Higgins has yet to file with the Federal Elections Commission, the proper paperwork and disclosures to become an official candidate.
His Crime Stoppers segments went viral on the Internet. Delivered in monotone, Higgins often would address suspects directly on television.
For instance, in a segment that got him hot water with American Civil Liberties Union, Higgins called out an alleged gang member being sought by the authorities. “Young man, I’ll meet you on solid ground, anytime, any where, light or heavy (meaning carrying weapons) It makes no difference to me. You won’t walk away,” Higgins said, while holding an assault rifle.
The ACLU became involved because families of the gang members being sought said the segment made them fear for their lives. St. Landry Parish Sheriff Guidroz asked Higgins to “tone down his unprofessional comments on our weekly Crime Stoppers messages.”
Higgins resigned.
He then released a video that he said was to gauge his support as a politician.
Wearing a police officer’s uniform, Higgins said in the video that America is in peril because elitist politicians “have seized power in Washington and squandered our wealth, mortgaged our children’s futures and betrayed our trust.”
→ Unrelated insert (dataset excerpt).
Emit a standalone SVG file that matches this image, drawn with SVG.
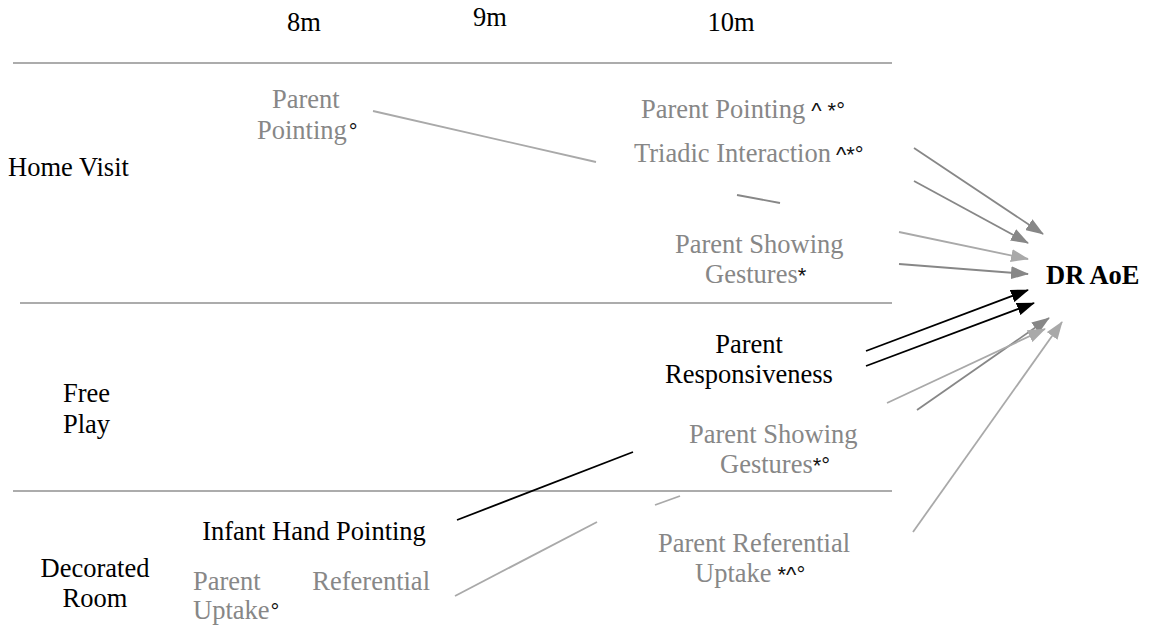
<svg xmlns="http://www.w3.org/2000/svg" width="1153" height="631" viewBox="0 0 1153 631" font-family="'Liberation Serif', 'Times New Roman', serif">
  <defs>
    <style>
      text { font-family: 'Liberation Serif', 'Times New Roman', serif; font-size: 26.5px; }
      .blk { fill: #000; }
      .gry { fill: #878787; }
      tspan.mk { font-family: 'Liberation Sans', Arial, sans-serif; font-size: 22px; fill: #111; }
      .b { font-weight: bold; }
      .rule { stroke: #acacac; stroke-width: 2; fill: none; }
      .ln { fill: none; stroke-width: 1.8; }
      .dark { stroke: #878787; }
      .light { stroke: #a9a9a9; }
      .black { stroke: #000; }
    </style>
    <marker id="ah-dark" viewBox="0 0 18 13" refX="17" refY="6.5" markerWidth="18" markerHeight="13" markerUnits="userSpaceOnUse" orient="auto">
      <path d="M0,0 L18,6.5 L0,13 z" fill="#878787"/>
    </marker>
    <marker id="ah-light" viewBox="0 0 18 13" refX="17" refY="6.5" markerWidth="18" markerHeight="13" markerUnits="userSpaceOnUse" orient="auto">
      <path d="M0,0 L18,6.5 L0,13 z" fill="#a9a9a9"/>
    </marker>
    <marker id="ah-black" viewBox="0 0 18 13" refX="17" refY="6.5" markerWidth="18" markerHeight="13" markerUnits="userSpaceOnUse" orient="auto">
      <path d="M0,0 L18,6.5 L0,13 z" fill="#000"/>
    </marker>
  </defs>

  <rect width="1153" height="631" fill="#fff"/>

  <!-- age columns -->
  <g id="headers" class="blk" text-anchor="middle">
    <text x="304" y="31">8m</text>
    <text x="490" y="26">9m</text>
    <text x="731" y="31">10m</text>
  </g>

  <!-- section rules -->
  <g id="rules">
    <line class="rule" x1="13" y1="63" x2="892" y2="63"/>
    <line class="rule" x1="20" y1="303" x2="892" y2="303"/>
    <line class="rule" x1="13" y1="491" x2="892" y2="491"/>
  </g>

  <!-- setting labels -->
  <g id="setting-home" class="blk"><text x="8" y="176">Home Visit</text></g>
  <g id="setting-free" class="blk">
    <text x="63" y="402">Free</text>
    <text x="63" y="433">Play</text>
  </g>
  <g id="setting-room" class="blk" text-anchor="middle">
    <text x="95" y="577">Decorated</text>
    <text x="95" y="607">Room</text>
  </g>

  <!-- connectors -->
  <g id="connectors">
    <line class="ln light" x1="373" y1="111" x2="596" y2="162"/>
    <line class="ln dark" x1="737" y1="195" x2="780" y2="203"/>
    <line class="ln black" x1="457" y1="520" x2="633" y2="452"/>
    <line class="ln light" x1="455" y1="596" x2="597" y2="522"/>
    <line class="ln light" x1="655" y1="505" x2="680" y2="496"/>

    <line class="ln dark" x1="914" y1="148" x2="1043" y2="234" marker-end="url(#ah-dark)"/>
    <line class="ln dark" x1="914" y1="181" x2="1028" y2="243" marker-end="url(#ah-dark)"/>
    <line class="ln light" x1="899" y1="232" x2="1028" y2="259" marker-end="url(#ah-light)"/>
    <line class="ln dark" x1="899" y1="264" x2="1028" y2="274" marker-end="url(#ah-dark)"/>
    <line class="ln black" x1="866" y1="351" x2="1028" y2="290" marker-end="url(#ah-black)"/>
    <line class="ln black" x1="866" y1="366" x2="1034" y2="303" marker-end="url(#ah-black)"/>
    <line class="ln dark" x1="917" y1="410" x2="1049" y2="318" marker-end="url(#ah-dark)"/>
    <line class="ln light" x1="887" y1="403" x2="1045" y2="329" marker-end="url(#ah-light)"/>
    <line class="ln light" x1="913" y1="532" x2="1062" y2="322" marker-end="url(#ah-light)"/>
  </g>

  <!-- nodes -->
  <g id="hv-parent-pointing-8m" class="gry">
    <text x="272" y="108">Parent</text>
    <text x="257" y="139">Pointing<tspan class="mk" dx="2">°</tspan></text>
  </g>

  <g id="hv-parent-pointing-10m" class="gry">
    <text x="641" y="118">Parent Pointing<tspan class="mk" dx="6">^ *°</tspan></text>
  </g>

  <g id="hv-triadic-interaction" class="gry">
    <text x="634" y="162">Triadic Interaction<tspan class="mk" dx="5">^*°</tspan></text>
  </g>

  <g id="hv-parent-showing" class="gry">
    <text x="675" y="253">Parent Showing</text>
    <text x="705" y="283">Gestures<tspan class="mk">*</tspan></text>
  </g>

  <g id="fp-parent-responsiveness" class="blk" text-anchor="middle">
    <text x="749" y="353">Parent</text>
    <text x="749" y="383">Responsiveness</text>
  </g>

  <g id="fp-parent-showing" class="gry">
    <text x="689" y="443">Parent Showing</text>
    <text x="720" y="473">Gestures<tspan class="mk">*°</tspan></text>
  </g>

  <g id="dr-infant-hand-pointing" class="blk" text-anchor="middle">
    <text x="314" y="540">Infant Hand Pointing</text>
  </g>

  <g id="dr-parent-referential-8m" class="gry">
    <text x="193" y="590">Parent</text>
    <text x="430" y="590" text-anchor="end">Referential</text>
    <text x="193" y="619">Uptake<tspan class="mk" dx="1">°</tspan></text>
  </g>

  <g id="dr-parent-referential-10m" class="gry">
    <text x="658" y="552">Parent Referential</text>
    <text x="695" y="582">Uptake<tspan class="mk" dx="6">*^°</tspan></text>
  </g>

  <g id="dr-aoe" class="blk b">
    <text x="1046" y="284">DR AoE</text>
  </g>
</svg>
He said prisons are overflowing, the borders are not secure, the country is facing a $20 trillion, and the nation’s history is being rewritten.
“Some of it horrors of our own creation. This is the way of a man’s life. My own is no exception, nor is yours and thus also is the way of a nation’s life,” Higgins said. “A man’s character shouldn’t be measured by how he falls. But he should be measured by how he stands back up.”